Data lines:
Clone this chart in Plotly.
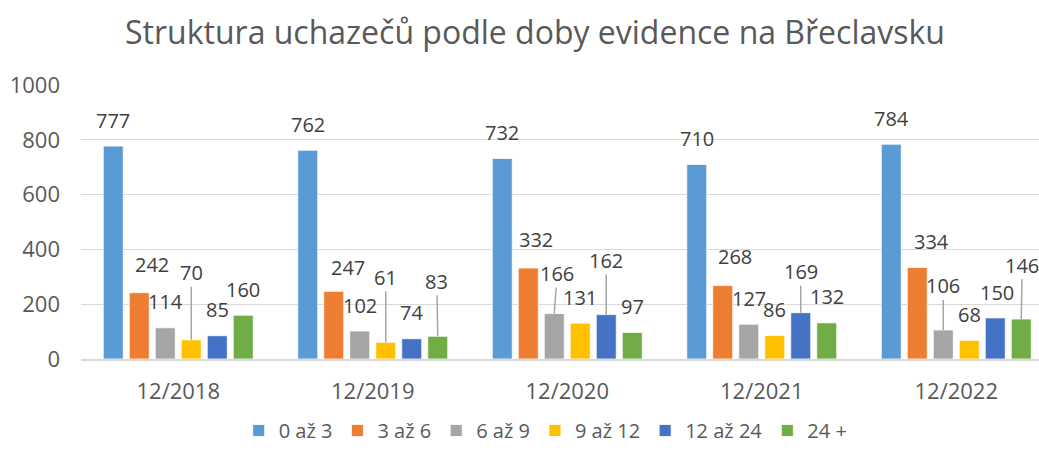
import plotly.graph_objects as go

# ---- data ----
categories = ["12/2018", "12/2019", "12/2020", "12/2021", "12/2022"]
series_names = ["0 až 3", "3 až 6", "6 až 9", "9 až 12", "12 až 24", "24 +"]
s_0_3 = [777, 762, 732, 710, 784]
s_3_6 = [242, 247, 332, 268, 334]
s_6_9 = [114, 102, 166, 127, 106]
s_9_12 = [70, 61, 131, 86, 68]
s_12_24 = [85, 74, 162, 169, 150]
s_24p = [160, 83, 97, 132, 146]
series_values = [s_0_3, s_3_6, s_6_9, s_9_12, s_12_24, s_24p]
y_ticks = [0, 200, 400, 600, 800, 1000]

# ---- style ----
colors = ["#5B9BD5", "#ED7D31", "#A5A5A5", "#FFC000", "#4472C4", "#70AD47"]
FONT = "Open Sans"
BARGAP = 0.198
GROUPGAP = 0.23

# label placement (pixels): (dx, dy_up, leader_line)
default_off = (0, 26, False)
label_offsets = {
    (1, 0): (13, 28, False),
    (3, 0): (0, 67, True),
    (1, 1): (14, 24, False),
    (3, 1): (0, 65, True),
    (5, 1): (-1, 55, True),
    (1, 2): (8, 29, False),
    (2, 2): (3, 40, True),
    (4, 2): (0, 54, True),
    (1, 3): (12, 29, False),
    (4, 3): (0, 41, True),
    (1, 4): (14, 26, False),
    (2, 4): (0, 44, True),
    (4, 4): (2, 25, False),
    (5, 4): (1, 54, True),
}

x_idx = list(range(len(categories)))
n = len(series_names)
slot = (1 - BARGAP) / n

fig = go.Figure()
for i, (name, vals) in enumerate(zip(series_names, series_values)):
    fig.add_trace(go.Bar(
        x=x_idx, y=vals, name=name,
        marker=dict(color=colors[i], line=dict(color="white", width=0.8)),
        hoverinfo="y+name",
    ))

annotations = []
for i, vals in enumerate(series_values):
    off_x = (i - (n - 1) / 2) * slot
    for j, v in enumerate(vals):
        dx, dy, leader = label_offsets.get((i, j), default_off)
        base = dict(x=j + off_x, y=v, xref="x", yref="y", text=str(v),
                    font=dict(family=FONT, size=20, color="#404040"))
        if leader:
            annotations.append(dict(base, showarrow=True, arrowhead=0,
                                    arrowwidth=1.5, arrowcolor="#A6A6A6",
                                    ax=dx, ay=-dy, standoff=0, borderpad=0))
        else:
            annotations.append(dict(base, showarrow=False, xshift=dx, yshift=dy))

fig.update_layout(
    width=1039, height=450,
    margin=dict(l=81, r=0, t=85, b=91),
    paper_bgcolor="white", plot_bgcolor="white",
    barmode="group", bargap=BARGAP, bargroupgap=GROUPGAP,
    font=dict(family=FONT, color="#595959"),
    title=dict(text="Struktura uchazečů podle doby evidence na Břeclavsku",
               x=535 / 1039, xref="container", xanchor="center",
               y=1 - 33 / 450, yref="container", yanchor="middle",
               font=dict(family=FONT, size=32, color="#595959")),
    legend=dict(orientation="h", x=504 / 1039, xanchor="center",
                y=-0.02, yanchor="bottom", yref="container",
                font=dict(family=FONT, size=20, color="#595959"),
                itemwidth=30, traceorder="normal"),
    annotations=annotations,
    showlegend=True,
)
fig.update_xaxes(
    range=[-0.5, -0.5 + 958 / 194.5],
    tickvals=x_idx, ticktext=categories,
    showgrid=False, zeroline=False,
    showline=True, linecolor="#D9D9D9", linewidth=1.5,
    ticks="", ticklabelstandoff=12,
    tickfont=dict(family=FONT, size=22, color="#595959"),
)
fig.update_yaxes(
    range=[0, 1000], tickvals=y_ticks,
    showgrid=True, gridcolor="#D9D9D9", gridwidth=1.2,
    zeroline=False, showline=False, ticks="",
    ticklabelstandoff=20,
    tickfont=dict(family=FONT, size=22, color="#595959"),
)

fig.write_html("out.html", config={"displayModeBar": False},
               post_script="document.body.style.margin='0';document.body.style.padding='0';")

Exercise goal: In your copy, leave out the pictures and reproduce the material above exactly.

Finished exercise:
Clone this chart in Plotly.
import plotly.graph_objects as go

# ---- data ----
categories = ["12/2018", "12/2019", "12/2020", "12/2021", "12/2022"]
series_names = ["0 až 3", "3 až 6", "6 až 9", "9 až 12", "12 až 24", "24 +"]
s_0_3 = [777, 762, 732, 710, 784]
s_3_6 = [242, 247, 332, 268, 334]
s_6_9 = [114, 102, 166, 127, 106]
s_9_12 = [70, 61, 131, 86, 68]
s_12_24 = [85, 74, 162, 169, 150]
s_24p = [160, 83, 97, 132, 146]
series_values = [s_0_3, s_3_6, s_6_9, s_9_12, s_12_24, s_24p]
y_ticks = [0, 200, 400, 600, 800, 1000]

# ---- style ----
colors = ["#5B9BD5", "#ED7D31", "#A5A5A5", "#FFC000", "#4472C4", "#70AD47"]
FONT = "Open Sans"
BARGAP = 0.198
GROUPGAP = 0.23

# label placement (pixels): (dx, dy_up, leader_line)
default_off = (0, 26, False)
label_offsets = {
    (1, 0): (13, 28, False),
    (3, 0): (0, 67, True),
    (1, 1): (14, 24, False),
    (3, 1): (0, 65, True),
    (5, 1): (-1, 55, True),
    (1, 2): (8, 29, False),
    (2, 2): (3, 40, True),
    (4, 2): (0, 54, True),
    (1, 3): (12, 29, False),
    (4, 3): (0, 41, True),
    (1, 4): (14, 26, False),
    (2, 4): (0, 44, True),
    (4, 4): (2, 25, False),
    (5, 4): (1, 54, True),
}

x_idx = list(range(len(categories)))
n = len(series_names)
slot = (1 - BARGAP) / n

fig = go.Figure()
for i, (name, vals) in enumerate(zip(series_names, series_values)):
    fig.add_trace(go.Bar(
        x=x_idx, y=vals, name=name,
        marker=dict(color=colors[i], line=dict(color="white", width=0.8)),
        hoverinfo="y+name",
    ))

annotations = []
for i, vals in enumerate(series_values):
    off_x = (i - (n - 1) / 2) * slot
    for j, v in enumerate(vals):
        dx, dy, leader = label_offsets.get((i, j), default_off)
        base = dict(x=j + off_x, y=v, xref="x", yref="y", text=str(v),
                    font=dict(family=FONT, size=20, color="#404040"))
        if leader:
            annotations.append(dict(base, showarrow=True, arrowhead=0,
                                    arrowwidth=1.5, arrowcolor="#A6A6A6",
                                    ax=dx, ay=-dy, standoff=0, borderpad=0))
        else:
            annotations.append(dict(base, showarrow=False, xshift=dx, yshift=dy))

fig.update_layout(
    width=1039, height=450,
    margin=dict(l=81, r=0, t=85, b=91),
    paper_bgcolor="white", plot_bgcolor="white",
    barmode="group", bargap=BARGAP, bargroupgap=GROUPGAP,
    font=dict(family=FONT, color="#595959"),
    title=dict(text="Struktura uchazečů podle doby evidence na Břeclavsku",
               x=535 / 1039, xref="container", xanchor="center",
               y=1 - 33 / 450, yref="container", yanchor="middle",
               font=dict(family=FONT, size=32, color="#595959")),
    legend=dict(orientation="h", x=504 / 1039, xanchor="center",
                y=-0.02, yanchor="bottom", yref="container",
                font=dict(family=FONT, size=20, color="#595959"),
                itemwidth=30, traceorder="normal"),
    annotations=annotations,
    showlegend=True,
)
fig.update_xaxes(
    range=[-0.5, -0.5 + 958 / 194.5],
    tickvals=x_idx, ticktext=categories,
    showgrid=False, zeroline=False,
    showline=True, linecolor="#D9D9D9", linewidth=1.5,
    ticks="", ticklabelstandoff=12,
    tickfont=dict(family=FONT, size=22, color="#595959"),
)
fig.update_yaxes(
    range=[0, 1000], tickvals=y_ticks,
    showgrid=True, gridcolor="#D9D9D9", gridwidth=1.2,
    zeroline=False, showline=False, ticks="",
    ticklabelstandoff=20,
    tickfont=dict(family=FONT, size=22, color="#595959"),
)

fig.write_html("out.html", config={"displayModeBar": False},
               post_script="document.body.style.margin='0';document.body.style.padding='0';")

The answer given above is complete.